_Entries supplied:_

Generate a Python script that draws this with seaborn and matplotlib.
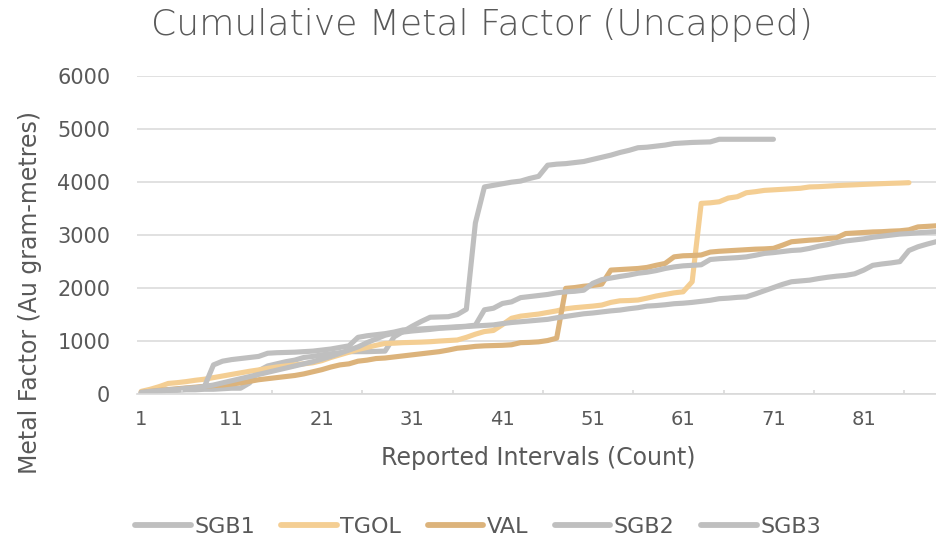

* * *

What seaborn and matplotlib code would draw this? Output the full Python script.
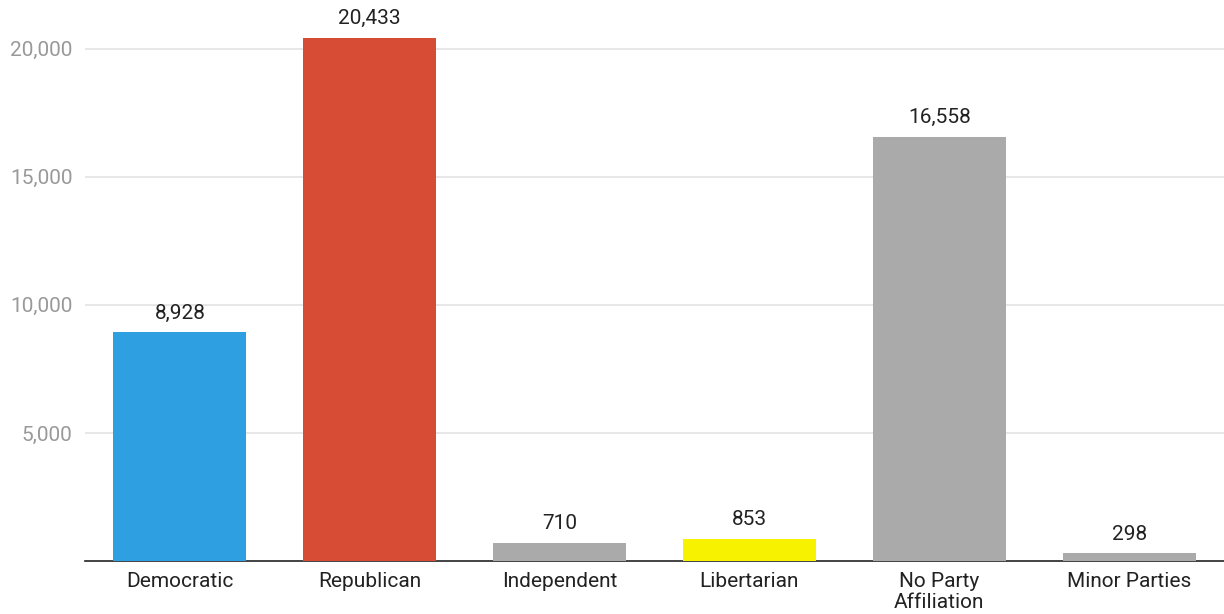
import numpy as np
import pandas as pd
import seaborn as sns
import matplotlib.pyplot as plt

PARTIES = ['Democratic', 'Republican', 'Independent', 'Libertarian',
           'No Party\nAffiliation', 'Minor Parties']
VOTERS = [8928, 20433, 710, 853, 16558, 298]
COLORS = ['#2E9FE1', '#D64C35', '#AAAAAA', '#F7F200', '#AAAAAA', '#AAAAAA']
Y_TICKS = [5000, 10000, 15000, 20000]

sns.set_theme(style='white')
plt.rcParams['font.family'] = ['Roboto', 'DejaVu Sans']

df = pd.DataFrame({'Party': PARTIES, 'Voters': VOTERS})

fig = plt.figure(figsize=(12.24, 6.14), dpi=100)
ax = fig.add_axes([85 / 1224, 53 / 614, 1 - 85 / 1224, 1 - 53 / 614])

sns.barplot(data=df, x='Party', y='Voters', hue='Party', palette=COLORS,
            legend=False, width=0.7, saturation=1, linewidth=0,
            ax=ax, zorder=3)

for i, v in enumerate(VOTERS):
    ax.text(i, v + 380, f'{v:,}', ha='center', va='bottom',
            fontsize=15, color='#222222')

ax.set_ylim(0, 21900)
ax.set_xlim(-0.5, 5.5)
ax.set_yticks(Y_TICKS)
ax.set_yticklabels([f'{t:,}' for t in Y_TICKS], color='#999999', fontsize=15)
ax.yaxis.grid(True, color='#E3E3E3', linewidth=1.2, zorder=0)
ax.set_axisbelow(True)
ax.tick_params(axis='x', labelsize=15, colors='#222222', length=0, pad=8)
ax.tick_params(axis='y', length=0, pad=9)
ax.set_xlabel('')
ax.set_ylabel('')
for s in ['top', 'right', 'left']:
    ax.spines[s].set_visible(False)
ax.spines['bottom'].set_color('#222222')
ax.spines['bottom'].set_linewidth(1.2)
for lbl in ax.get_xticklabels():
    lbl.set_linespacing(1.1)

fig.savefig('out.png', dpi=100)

_Task goal:_ Include both the line containing "What seaborn and" and the line containing "fontsize=15, color='#222222')" when you write out everything between them, exactly. Leave the pictures out.

_The reply:_
What seaborn and matplotlib code would draw this? Output the full Python script.
import numpy as np
import pandas as pd
import seaborn as sns
import matplotlib.pyplot as plt

PARTIES = ['Democratic', 'Republican', 'Independent', 'Libertarian',
           'No Party\nAffiliation', 'Minor Parties']
VOTERS = [8928, 20433, 710, 853, 16558, 298]
COLORS = ['#2E9FE1', '#D64C35', '#AAAAAA', '#F7F200', '#AAAAAA', '#AAAAAA']
Y_TICKS = [5000, 10000, 15000, 20000]

sns.set_theme(style='white')
plt.rcParams['font.family'] = ['Roboto', 'DejaVu Sans']

df = pd.DataFrame({'Party': PARTIES, 'Voters': VOTERS})

fig = plt.figure(figsize=(12.24, 6.14), dpi=100)
ax = fig.add_axes([85 / 1224, 53 / 614, 1 - 85 / 1224, 1 - 53 / 614])

sns.barplot(data=df, x='Party', y='Voters', hue='Party', palette=COLORS,
            legend=False, width=0.7, saturation=1, linewidth=0,
            ax=ax, zorder=3)

for i, v in enumerate(VOTERS):
    ax.text(i, v + 380, f'{v:,}', ha='center', va='bottom',
            fontsize=15, color='#222222')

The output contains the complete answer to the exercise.